• **Supplied information**
—————

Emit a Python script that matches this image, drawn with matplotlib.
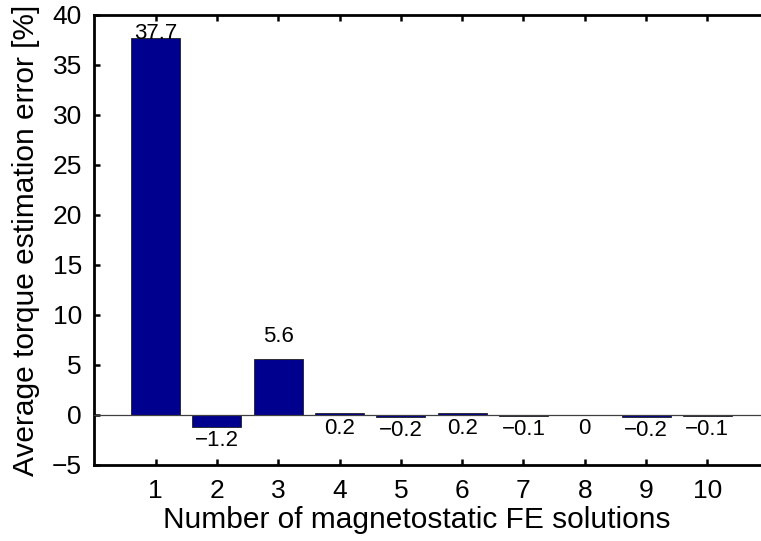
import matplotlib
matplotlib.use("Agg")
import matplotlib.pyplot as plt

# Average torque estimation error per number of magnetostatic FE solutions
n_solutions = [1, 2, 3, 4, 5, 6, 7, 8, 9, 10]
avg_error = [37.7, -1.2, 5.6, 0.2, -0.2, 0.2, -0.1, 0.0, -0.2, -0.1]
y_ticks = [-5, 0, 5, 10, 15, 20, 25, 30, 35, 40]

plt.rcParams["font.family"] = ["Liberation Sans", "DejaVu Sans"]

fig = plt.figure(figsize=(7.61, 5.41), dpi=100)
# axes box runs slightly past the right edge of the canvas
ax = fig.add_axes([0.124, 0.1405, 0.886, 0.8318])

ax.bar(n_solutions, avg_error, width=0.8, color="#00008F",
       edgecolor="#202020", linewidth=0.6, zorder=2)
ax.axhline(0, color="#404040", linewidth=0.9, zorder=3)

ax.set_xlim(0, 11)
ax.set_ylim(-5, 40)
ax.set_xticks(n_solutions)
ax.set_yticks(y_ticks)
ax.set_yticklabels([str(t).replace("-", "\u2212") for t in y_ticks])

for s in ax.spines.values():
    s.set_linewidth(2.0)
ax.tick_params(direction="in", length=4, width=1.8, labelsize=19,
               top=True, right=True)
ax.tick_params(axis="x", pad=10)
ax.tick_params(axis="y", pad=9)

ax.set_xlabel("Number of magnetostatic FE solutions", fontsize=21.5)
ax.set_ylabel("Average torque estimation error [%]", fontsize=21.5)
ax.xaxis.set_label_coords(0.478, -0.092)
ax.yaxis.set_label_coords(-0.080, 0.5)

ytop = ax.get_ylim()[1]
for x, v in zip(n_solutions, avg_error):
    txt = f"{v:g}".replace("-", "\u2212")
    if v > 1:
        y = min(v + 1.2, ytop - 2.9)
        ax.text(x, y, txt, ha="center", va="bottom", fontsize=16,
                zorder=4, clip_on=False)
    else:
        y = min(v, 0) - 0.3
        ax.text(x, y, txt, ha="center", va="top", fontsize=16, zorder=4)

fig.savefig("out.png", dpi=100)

—————

• **Instructions to follow**
Reproduce only the lines from the beginning of the data through the line that contains "ax.yaxis.set_label_coords(-0.080, 0.5)", both included, and please drop the pictures.

• **Exercise answer**
Emit a Python script that matches this image, drawn with matplotlib.
import matplotlib
matplotlib.use("Agg")
import matplotlib.pyplot as plt

# Average torque estimation error per number of magnetostatic FE solutions
n_solutions = [1, 2, 3, 4, 5, 6, 7, 8, 9, 10]
avg_error = [37.7, -1.2, 5.6, 0.2, -0.2, 0.2, -0.1, 0.0, -0.2, -0.1]
y_ticks = [-5, 0, 5, 10, 15, 20, 25, 30, 35, 40]

plt.rcParams["font.family"] = ["Liberation Sans", "DejaVu Sans"]

fig = plt.figure(figsize=(7.61, 5.41), dpi=100)
# axes box runs slightly past the right edge of the canvas
ax = fig.add_axes([0.124, 0.1405, 0.886, 0.8318])

ax.bar(n_solutions, avg_error, width=0.8, color="#00008F",
       edgecolor="#202020", linewidth=0.6, zorder=2)
ax.axhline(0, color="#404040", linewidth=0.9, zorder=3)

ax.set_xlim(0, 11)
ax.set_ylim(-5, 40)
ax.set_xticks(n_solutions)
ax.set_yticks(y_ticks)
ax.set_yticklabels([str(t).replace("-", "\u2212") for t in y_ticks])

for s in ax.spines.values():
    s.set_linewidth(2.0)
ax.tick_params(direction="in", length=4, width=1.8, labelsize=19,
               top=True, right=True)
ax.tick_params(axis="x", pad=10)
ax.tick_params(axis="y", pad=9)

ax.set_xlabel("Number of magnetostatic FE solutions", fontsize=21.5)
ax.set_ylabel("Average torque estimation error [%]", fontsize=21.5)
ax.xaxis.set_label_coords(0.478, -0.092)
ax.yaxis.set_label_coords(-0.080, 0.5)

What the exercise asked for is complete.